I was fortunate to be a delegate during Cloud Field Day 15. Many discussions were had about the definition of cloud, multi-cloud, and even supercloud. We heard from six different vendor who provide solutions to almost every facet of cloud. I really enjoyed learning how Kentik addresses network observability in the cloud.
Observability refresher
Observability is an important cloud computing concept. TechTarget defines observability as “an element in control theory, which says that the internal states of IT systems can be deduced from the relationship between their inputs and outputs.”.
Observability is not the same as monitoring. Monitoring depends on reviewing log information for anomalies, usually to verify if a thing happened (or not). To find the root cause of an event, you’ll probably pour through lots of events from different monitoring streams. Observability looks at outputs of a workflow (not just a system) to analyze the current state of that system.
There are three pillars of observability:
- Logs: Records of events, provided in human-readable formats.
- Metrics: Real-time operating data, of data measured over time. These are usually accessed via API.
- Traces: Representation of causally related distributed events (via O’Reilly). Traces provide an understanding of the entire lifecycle of a workflow.
From a cloud operations perspective, observability is critical to quickly find issues in a distributed application that could impact customers or company revenue.
Kentik pulls it all together for public cloud network observability
Kentik focuses on network observability.
They have a SaaS solution that analyzes telemetry and flow data from infrastructure network components (cloud, internet, and on premises datacenter). This relieves the companies from having to continually add new appliances to collect and analyze that data.
This is a great thing for customers, Kentik is storing and processing a lot of flow information.
They observe the state of your network, but they don’t do the remediation. However, they are able to connect into other applications like New Relic and Splunk to act when a threat or issue is inferred by their observability.
Cloud economics is a cloud operations skill
As on-premises operators start moving into cloud operations roles, one thing that is important to learn to understand is cloud economics. You have probably heard of #finops (or financial operations). This is the practice of keeping an organization within its cloud operations budget.

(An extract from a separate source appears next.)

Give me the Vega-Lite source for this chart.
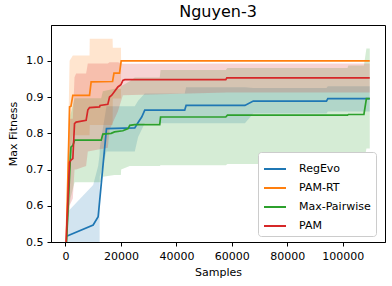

Observability is key for evaluating cloud economics. Kentik’s network observability can help answer questions about your network. For example:
- When will we be at capacity?
- What’s driving latency in a particular cloud region?
- What does distribution look like across regions?
- What should we be performance testing?
- Is the network the problem?
Kentik gathers cloud provider metrics to see how that impacts performance. They also use synthetic agents to test your infrastructure across the public infrastructure. They also have an open-source synthetic agent that you can use to test your private infrastructure. If you want a nice explanation of how this all works, check out this presentation:
They take 8M records and combine them into records with much more context that can get you beyond the “it’s slow” or “it’s not working” issues to understanding the underlying cause of performance issues. This network observability can even help you uncover hidden cloud costs.
Finding hidden cloud costs
How can operations help with hidden cloud costs? Mike Kygeris explained this. He told us about a customer who got a surprise AWS bill. They had migrated an application to the cloud, and it used S3 to store data. They decided to just send the data to S3 but didn’t consider that the data would have to go thru a NAT gateway. The charge for that would have been about $150K a year.
But, the traffic didn’t need to go through that gateway! During the migration, they should have had the data go thru a VPC endpoint. Using observability to see the traffic patterns, they cut the transit costs and the NAT gateway cost.
Understanding the best architecture can save money, and network observability can pinpoint when the architecture is not cost-optimized. Understanding this is an operations skill.
This presentation dove deep into these types of use cases.
Real Talk
Observability is critical to cloud operations. Network observability is vital when running any sort of distributed application. It helps answer questions, even the age-old question of “is it the network’s fault?”.
But there is no way to evaluate telemetry from modern applications that is required for observability – there is too much! Kentik is an interesting platform for network observability. They have a free trial to check out.
If you’re old-school ops like me, learning how to use observability and be more cloud economics fluent is a good skill to learn.